## Exercise requirements
Copy out each line of the material in which the word "matplotlib" appears.

Start

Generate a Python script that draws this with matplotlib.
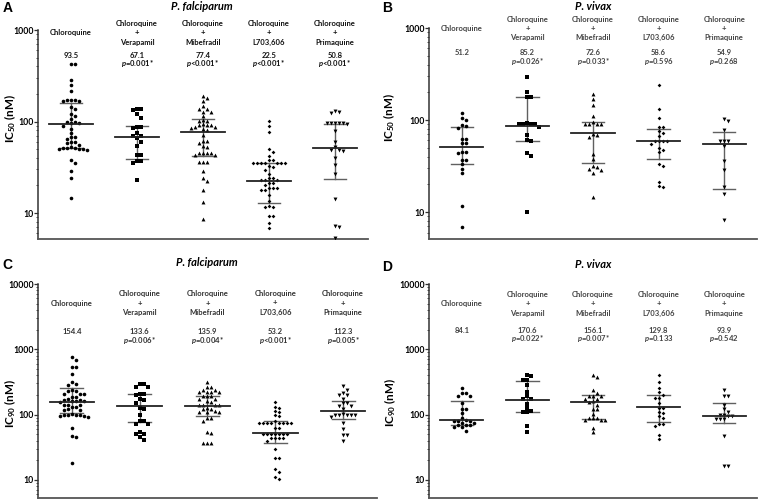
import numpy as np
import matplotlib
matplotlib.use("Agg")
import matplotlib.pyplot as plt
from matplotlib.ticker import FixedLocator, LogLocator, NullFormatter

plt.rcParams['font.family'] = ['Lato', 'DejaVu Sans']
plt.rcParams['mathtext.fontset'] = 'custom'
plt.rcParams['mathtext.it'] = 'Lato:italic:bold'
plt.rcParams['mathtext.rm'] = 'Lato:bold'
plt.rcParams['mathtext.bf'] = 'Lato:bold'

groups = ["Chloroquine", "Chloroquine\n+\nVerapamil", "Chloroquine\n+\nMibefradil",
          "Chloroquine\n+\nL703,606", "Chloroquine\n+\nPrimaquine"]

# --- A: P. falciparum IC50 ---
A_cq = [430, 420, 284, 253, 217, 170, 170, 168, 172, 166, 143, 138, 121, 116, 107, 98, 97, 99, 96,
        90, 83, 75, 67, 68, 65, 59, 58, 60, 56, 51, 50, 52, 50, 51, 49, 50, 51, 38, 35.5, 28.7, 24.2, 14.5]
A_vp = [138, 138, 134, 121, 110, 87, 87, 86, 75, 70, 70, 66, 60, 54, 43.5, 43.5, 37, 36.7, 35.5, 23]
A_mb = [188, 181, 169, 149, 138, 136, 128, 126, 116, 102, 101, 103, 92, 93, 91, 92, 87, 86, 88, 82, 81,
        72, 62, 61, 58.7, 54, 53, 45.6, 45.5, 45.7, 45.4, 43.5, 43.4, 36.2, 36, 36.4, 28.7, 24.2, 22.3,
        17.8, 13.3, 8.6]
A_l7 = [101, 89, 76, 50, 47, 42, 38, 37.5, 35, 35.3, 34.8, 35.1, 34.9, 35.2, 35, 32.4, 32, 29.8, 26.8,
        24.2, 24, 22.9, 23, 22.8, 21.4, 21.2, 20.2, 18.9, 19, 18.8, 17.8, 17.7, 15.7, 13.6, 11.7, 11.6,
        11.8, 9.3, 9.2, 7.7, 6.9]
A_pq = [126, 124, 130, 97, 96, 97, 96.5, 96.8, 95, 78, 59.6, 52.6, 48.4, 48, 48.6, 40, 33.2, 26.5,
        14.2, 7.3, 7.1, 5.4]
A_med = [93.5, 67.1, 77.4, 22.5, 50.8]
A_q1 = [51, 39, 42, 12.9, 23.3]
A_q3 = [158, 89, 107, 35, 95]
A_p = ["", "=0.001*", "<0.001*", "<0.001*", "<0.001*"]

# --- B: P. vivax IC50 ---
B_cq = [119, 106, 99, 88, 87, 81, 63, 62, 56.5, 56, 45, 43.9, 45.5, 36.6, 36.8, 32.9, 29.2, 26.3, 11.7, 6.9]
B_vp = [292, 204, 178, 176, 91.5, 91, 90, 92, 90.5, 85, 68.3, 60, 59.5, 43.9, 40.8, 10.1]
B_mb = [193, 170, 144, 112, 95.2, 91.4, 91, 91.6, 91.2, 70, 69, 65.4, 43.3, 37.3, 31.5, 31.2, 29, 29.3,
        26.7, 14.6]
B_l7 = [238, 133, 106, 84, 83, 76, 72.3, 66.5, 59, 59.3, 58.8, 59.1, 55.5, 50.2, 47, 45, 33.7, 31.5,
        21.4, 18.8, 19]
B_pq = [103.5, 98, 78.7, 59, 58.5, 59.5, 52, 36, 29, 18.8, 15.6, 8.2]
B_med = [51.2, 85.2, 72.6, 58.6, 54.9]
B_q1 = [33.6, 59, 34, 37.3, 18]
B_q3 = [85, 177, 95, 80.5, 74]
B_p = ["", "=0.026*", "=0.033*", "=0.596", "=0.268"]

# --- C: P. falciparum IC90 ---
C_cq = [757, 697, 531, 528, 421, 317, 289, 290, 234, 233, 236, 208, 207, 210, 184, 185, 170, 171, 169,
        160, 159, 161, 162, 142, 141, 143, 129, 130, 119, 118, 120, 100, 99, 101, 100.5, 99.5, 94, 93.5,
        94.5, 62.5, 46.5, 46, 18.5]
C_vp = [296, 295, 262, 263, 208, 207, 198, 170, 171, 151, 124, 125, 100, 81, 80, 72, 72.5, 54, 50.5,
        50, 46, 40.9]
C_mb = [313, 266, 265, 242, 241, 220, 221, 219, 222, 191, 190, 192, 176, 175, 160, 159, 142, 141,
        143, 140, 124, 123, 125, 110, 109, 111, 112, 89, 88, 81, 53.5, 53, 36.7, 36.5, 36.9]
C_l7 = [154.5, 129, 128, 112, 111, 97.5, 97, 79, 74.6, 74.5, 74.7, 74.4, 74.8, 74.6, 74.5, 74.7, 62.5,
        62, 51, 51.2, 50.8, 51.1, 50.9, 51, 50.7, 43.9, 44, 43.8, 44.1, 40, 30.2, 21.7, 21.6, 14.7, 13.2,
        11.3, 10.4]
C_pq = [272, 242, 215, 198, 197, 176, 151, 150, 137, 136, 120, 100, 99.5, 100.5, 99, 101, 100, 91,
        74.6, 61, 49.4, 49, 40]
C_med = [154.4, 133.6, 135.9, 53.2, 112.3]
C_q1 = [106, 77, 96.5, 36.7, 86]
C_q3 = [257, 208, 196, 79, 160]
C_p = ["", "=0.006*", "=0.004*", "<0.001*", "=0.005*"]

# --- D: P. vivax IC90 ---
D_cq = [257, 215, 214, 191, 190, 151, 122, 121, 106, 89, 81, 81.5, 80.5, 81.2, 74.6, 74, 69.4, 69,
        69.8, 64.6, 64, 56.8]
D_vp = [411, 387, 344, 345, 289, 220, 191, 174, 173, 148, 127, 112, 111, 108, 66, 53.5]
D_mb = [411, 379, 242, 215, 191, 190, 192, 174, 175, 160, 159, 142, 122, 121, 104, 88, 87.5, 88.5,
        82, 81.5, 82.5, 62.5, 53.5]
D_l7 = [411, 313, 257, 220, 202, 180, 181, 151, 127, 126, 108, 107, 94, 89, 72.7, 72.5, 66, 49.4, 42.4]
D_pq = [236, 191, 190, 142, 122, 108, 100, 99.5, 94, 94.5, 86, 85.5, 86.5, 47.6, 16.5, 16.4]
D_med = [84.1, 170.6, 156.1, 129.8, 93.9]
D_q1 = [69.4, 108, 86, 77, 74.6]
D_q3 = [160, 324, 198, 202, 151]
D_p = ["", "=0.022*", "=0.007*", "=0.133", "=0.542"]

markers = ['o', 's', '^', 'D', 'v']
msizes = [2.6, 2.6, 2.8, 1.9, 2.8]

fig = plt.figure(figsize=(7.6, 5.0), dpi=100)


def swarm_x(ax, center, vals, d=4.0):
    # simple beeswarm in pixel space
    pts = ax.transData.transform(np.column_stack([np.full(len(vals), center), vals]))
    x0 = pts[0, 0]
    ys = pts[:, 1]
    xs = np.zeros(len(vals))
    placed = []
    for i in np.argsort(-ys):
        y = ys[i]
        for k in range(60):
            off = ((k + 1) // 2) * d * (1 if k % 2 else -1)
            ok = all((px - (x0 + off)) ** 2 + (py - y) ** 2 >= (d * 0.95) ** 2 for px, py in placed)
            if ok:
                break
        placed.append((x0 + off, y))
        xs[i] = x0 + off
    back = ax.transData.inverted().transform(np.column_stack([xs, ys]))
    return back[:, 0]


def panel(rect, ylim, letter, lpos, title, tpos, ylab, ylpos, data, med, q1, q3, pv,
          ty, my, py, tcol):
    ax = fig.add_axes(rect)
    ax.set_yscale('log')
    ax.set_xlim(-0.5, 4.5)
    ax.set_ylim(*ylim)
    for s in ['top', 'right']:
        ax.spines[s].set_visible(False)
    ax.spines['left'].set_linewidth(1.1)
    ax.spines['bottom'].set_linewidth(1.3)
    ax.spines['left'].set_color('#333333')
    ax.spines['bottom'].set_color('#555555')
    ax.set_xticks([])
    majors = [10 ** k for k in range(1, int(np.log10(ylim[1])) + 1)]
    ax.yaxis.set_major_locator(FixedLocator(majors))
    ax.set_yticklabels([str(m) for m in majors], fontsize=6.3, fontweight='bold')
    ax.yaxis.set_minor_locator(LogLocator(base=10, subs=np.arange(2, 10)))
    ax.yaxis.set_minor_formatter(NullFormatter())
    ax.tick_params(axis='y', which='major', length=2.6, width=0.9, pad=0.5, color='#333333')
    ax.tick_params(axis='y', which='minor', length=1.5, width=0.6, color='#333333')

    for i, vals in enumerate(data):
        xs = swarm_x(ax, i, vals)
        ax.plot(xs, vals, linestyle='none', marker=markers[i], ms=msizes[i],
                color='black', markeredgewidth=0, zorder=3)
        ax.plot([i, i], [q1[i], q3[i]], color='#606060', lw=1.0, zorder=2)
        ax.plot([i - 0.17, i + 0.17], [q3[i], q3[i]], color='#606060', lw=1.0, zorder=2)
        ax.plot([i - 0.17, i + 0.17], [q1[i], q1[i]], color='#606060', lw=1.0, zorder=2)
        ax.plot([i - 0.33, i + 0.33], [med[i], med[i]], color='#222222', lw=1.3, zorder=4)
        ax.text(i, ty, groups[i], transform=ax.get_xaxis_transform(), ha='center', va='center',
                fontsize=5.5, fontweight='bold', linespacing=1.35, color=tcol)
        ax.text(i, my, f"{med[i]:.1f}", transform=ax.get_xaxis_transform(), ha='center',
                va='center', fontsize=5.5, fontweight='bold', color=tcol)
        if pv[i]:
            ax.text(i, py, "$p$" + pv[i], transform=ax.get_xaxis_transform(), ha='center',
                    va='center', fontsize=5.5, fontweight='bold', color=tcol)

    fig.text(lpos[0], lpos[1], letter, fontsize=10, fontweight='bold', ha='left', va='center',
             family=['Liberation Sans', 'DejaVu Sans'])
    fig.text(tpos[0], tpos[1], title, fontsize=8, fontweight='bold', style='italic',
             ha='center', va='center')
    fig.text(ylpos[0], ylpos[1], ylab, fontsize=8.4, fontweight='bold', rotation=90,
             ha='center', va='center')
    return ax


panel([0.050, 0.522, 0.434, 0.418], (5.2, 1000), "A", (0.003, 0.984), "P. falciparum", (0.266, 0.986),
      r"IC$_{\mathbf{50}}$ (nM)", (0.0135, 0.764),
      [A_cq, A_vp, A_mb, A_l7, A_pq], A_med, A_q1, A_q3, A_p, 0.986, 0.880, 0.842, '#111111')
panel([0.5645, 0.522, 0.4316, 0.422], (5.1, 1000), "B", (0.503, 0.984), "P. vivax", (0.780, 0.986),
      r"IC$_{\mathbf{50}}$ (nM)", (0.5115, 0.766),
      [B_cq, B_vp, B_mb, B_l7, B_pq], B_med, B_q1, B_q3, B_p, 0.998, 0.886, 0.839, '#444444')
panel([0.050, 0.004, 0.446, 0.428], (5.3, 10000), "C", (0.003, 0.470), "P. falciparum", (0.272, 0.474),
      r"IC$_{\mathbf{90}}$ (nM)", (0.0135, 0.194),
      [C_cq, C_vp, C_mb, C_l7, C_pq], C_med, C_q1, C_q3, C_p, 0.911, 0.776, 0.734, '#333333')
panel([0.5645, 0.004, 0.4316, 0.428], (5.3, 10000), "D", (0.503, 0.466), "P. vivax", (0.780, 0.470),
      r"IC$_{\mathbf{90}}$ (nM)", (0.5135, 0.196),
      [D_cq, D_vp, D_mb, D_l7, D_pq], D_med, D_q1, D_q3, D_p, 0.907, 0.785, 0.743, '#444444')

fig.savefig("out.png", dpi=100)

End

## Answer to the problem
Generate a Python script that draws this with matplotlib.
import matplotlib
matplotlib.use("Agg")
import matplotlib.pyplot as plt
from matplotlib.ticker import FixedLocator, LogLocator, NullFormatter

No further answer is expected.